In general, using recycled materials to make new products costs less and requires less energy than using new materials. Recycling can also reduce pollution, either by reducing the demand for high-pollution alternatives or by minimizing the amount of pollution produced during the manufacturing process. Recycling decreases the amount of land needed for trash dumps by reducing the volume of discarded waste
Recycling can be done internally (within a company) or externally (after a product is sold and used). In the paper industry, for example, internal recycling occurs when leftover stock and trimmings are salvaged to help make more new product. Since the recovered material never left the manufacturing plant, the final product is said to contain preconsumer waste. External recycling occurs when materials used by the customer are returned for processing into new products. Materials ready to be recycled in this manner, such as empty beverage containers, are called postconsumer waste
Plastics are more difficult to recycle than metal, paper, or glass. One problem is that any of seven categories of plastics can be used for containers alone. For effective recycling, the different types cannot be mixed. Most states require that plastic containers have identification codes so they can be more easily identified and separated. The code assigns a particular number to each of the seven plastics used in packaging. The number 1 refers to polyethylene teraphthalate (PET) and the number 2 refers to high-density polyethylene (HDPE). PET can be made into carpet, or fiberfill for ski jackets and clothing. HDPE can be recycled into construction fencing, landfill liners, and a variety of other products. Plastics coded with the number 6 are polystyrene (PS), which can be recycled into cafeteria trays, combs, and other items.

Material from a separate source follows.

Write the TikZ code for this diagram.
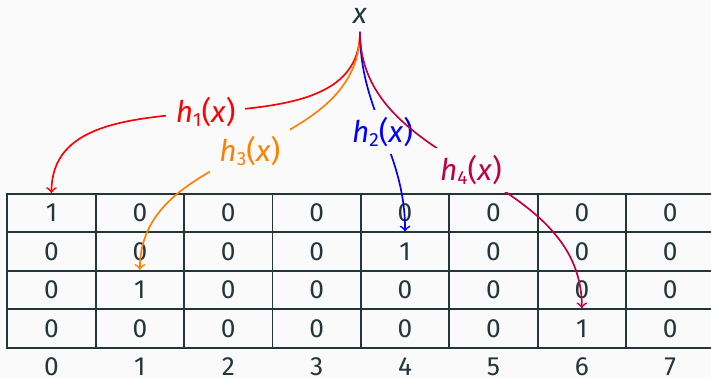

The recycling process for plastic normally involves cleaning it, shredding it into flakes, then melting the flakes into pellets. The pellets are melted into a final product. Some products work best with only a small percentage of recycled content. Other products, such as HDPE plastic milk cases, can be made successfully with 100 percent recycled content. The plastic container industry has concentrated on weight reduction and source reduction. For example, the one-gallon HDPE milk container that weighed about 120 gm (about 4.2 oz) in the 1960s weighed just 65 gm (about 2.3 oz) in 1996.
In the United States, the overall recycling of plastic was under 4.7 percent in 1994, with the recycling rate of plastic containers at about 19 percent. Most discarded plastic is in the form of plastic containers. Plastics made up about 9 percent of the waste stream by weight in 1995.